Jessica asked regarding Children With Difficult Aspects In Their Chart…
“So what do you tell Vidroid about Sun-Saturn? How do you phrase it to him?”
Rather than act like what has happened has not happened, I’ve told him that he has had to grow up very fast and that I am very sorry. I told him that I thought it was very unfortunate that he has had to take care of himself and has had to live without as much support as he deserves but that he has done an extraordinarily good job of taking care of not only himself but of his sister and for that matter, he has taken care of me. He has helped me tremendously and I told him I was incredibly proud of him for this.

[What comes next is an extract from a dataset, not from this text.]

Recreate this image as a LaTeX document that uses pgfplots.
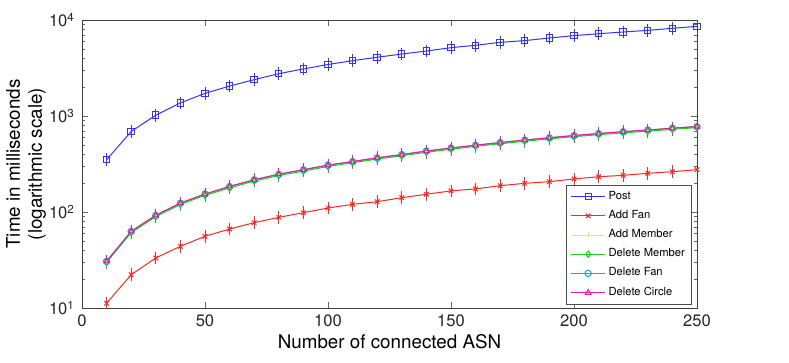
\documentclass[border=0pt]{standalone}
\usepackage{pgfplots}
\pgfplotsset{compat=1.18}
\usepackage{fontspec}
\setmainfont{TeX Gyre Heros}

\pgfplotstableread{
x post addfan addmember delmember delfan delcircle
10 350 11.2 30.4 29.8 30.6 30.8
20 690 22.2 62.4 61.0 62.8 63.0
30 1020 33.2 91.6 89.5 92.0 92.5
40 1370 43.9 123 120 123.5 124
50 1720 55.8 153 149 153.5 154
60 2050 66.5 183 178 184 185
70 2390 77.4 215 210 216 217
80 2760 88.0 247 240 247 248
90 3090 98.4 274 267 275 276
100 3440 110 306 298 307 308
110 3770 120 334 326 335 336
120 4090 128 365 356 366 367
130 4420 141 395 385 396 397
140 4750 153 430 419 431 432
150 5150 166 462 451 463 464
160 5450 174 495 483 496 497
170 5850 188 527 514 528 529
180 6100 199 560 546 561 562
190 6500 207 592 578 593 594
200 6870 221 624 609 625 626
210 7200 233 655 639 656 657
220 7500 241 685 668 686 687
230 7800 253 712 695 713 714
240 8190 263 745 727 746 747
250 8590 276 775 757 776 777
}\data

\begin{document}
\begin{tikzpicture}
\begin{axis}[
    name=ax,
    scale only axis,
    width=307.5pt, height=144pt,
    xmin=0, xmax=250,
    ymode=log, ymin=10, ymax=10000,
    xtick={0,50,100,150,200,250},
    ytick={10,100,1000,10000},
    yticklabels={10\textsuperscript{1},10\textsuperscript{2},10\textsuperscript{3},10\textsuperscript{4}},
    /pgf/number format/assume math mode=true,
    tick label style={font=\fontsize{8.3}{9}\selectfont, text=black!85},
    label style={font=\fontsize{9.4}{11}\selectfont},
    xlabel={Number of connected ASN},
    ylabel={Time in milliseconds\\(logarithmic scale)},
    ylabel style={align=center, at={(rel axis cs:-0.047,0.5)}, anchor=south},
    xlabel style={yshift=3pt},
    axis line style={black!75},
    tick style={black!60},
    major tick length=3pt, minor tick length=1.5pt,
    legend style={at={(rel axis cs:0.992,0.012)}, anchor=south east,
        font=\fontsize{5.6}{6}\selectfont, draw=black!70, line width=0.4pt,
        row sep=1.2pt, inner xsep=2pt, inner ysep=1.5pt,
        nodes={inner sep=1.4pt}},
    legend cell align=left,
    every axis plot/.append style={line width=0.5pt, mark size=1.6pt},
    error bars/y dir=both,
    error bars/y fixed relative=0.008,
    error bars/error mark options={mark size=3pt, line width=0.4pt},
]
\addplot[color=blue!80, mark=square, error bars/error bar style={blue!80}] table[x=x, y=post] {\data};
\addlegendentry{Post}
\addplot[color=red!85, mark=x, error bars/error bar style={red!85}] table[x=x, y=addfan] {\data};
\addlegendentry{Add Fan}
\addplot[color=yellow, mark=+, error bars/error bar style={yellow}] table[x=x, y=addmember] {\data};
\addlegendentry{Add Member}
\addplot[color=green!80!black!90, mark=diamond, error bars/error bar style={green!80!black}] table[x=x, y=delmember] {\data};
\addlegendentry{Delete Member}
\addplot[color=cyan, mark=o, error bars/error bar style={cyan}] table[x=x, y=delfan] {\data};
\addlegendentry{Delete Fan}
\addplot[color=magenta!90, mark=triangle, error bars/error bar style={magenta!90}] table[x=x, y=delcircle] {\data};
\addlegendentry{Delete Circle}
\end{axis}
\pgfresetboundingbox
\path[use as bounding box] (ax.south west) ++(-41pt,-27pt) rectangle ([shift={(46pt,10pt)}]ax.north east);
\end{tikzpicture}
\end{document}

I’ve also told him that I don’t know why some people have lives that are harder than others or how he got stuck with one of this type but that he had done a terrific job of coping and that I was sure that his life would get easier when he grew up. I came right out and told him, I did not really see how it could be worse so it would have to get better if he could just hang in.
I’ve also told him that I realized he liked to run his own life and that was fine but he should know if he ever needed back up, I would be there and fight for him in any way, shape or form.
“If you are ever overwhelmed… you just know you’ve got a big gun for a Mom and she will be there at a moments notice. You know how big a problem I can be for someone so if you ever want me to do this on your behalf, I will.”
He has understood this all very readily, probably because it’s so real and acted accordingly. When he gets in too deep at school or in other circumstances he does call on me and I immediately come in with support of whatever kind he dictates. I show him a great deal of respect for his ability to run his life and this has worked out simply because it’s a shoe that naturally fits his foot.
For example, I mentioned he is going back to the school where they know and love his sister and I had plans to go there in advance to explain the situation to the teachers so he would not have to be answering questions and satisfying curiosities and sending messages back and forth all year. We will do this next week and last week I said…
“These are your choices: You and I can go in there together and and talk to everyone, let them know what is going on and ask them not to bother you about it. I can go by myself if you’d rather not be there. Tell them what the situation is and how you want it to be handled. I can also just call them but I think one or both of us should go in person just because it makes a stronger impression and this way we’ll know who we’re talking to. If I just call, I’ll get an office lady on the phone… she may be new, she may not know your sister and she may not remember or know how important this is so if you ask me, it should not be a phone call. So what do you think?”
“I want us to go together.”
“Okay then that’s what’s we’ll do. And good pick by the way. You always do the strongest thing, I am amazed at what a good person you are. I don’t know how you got this smart, I guess it just must be inside you.”
Bottom line, I believe in acknowledging the individual and this to me is akin to telling my daughter that she has pretty dark hair that suits her, plus, “That’s a great cut for you.”